“I don’t expect to see a penny but it should ensure some county court judgments against him,” he said.
“I was determined to do it just to make his life a little bit harder.”
Shepherd fled to Georgia last March and lived there for ten months until handing himself in to police last week after his whereabouts become the subject of intense public scrutiny.
His lawyers have vowed to fight extradition, claiming his life could be in danger in a British prison if he returned home to serve the six-year sentence he received.
Shepherd’s finances became the subject of a Ministry of Justice investigation after it emerged he was paying his Georgian legal team fees of up to £15,000 privately and took out loans totalling £50,000 before going on the run.
He could be forced to pay back more than £30,000 in legal aid he was awarded to fight his original manslaughter case if found to have moved assets to avoid detection.
A ministry source told The Daily Telegraph officials were looking at his finances and will also alert the Court of Appeal after he was granted leave to appeal his conviction.

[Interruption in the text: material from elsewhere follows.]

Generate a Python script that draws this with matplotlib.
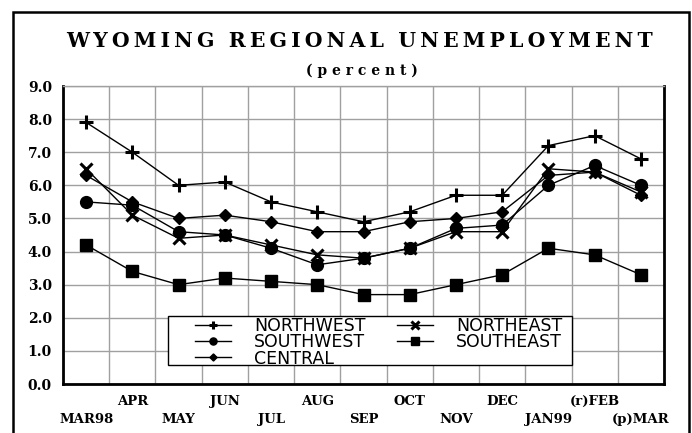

Shepherd has been told he will spend at least three months in a Georgian jail, pending extradition hearings.
Shepherd is being held in a cell with two other inmates and “feels safe and well,” his lawyer told the Telegraph.
He is understood to have written an open letter explaining his version of the night Miss Brown lost her life shortly before handing himself into police.
He has complained that the Old Bailey jurors who convicted him were swayed by emotion and did not hear his side of the story because he absconded.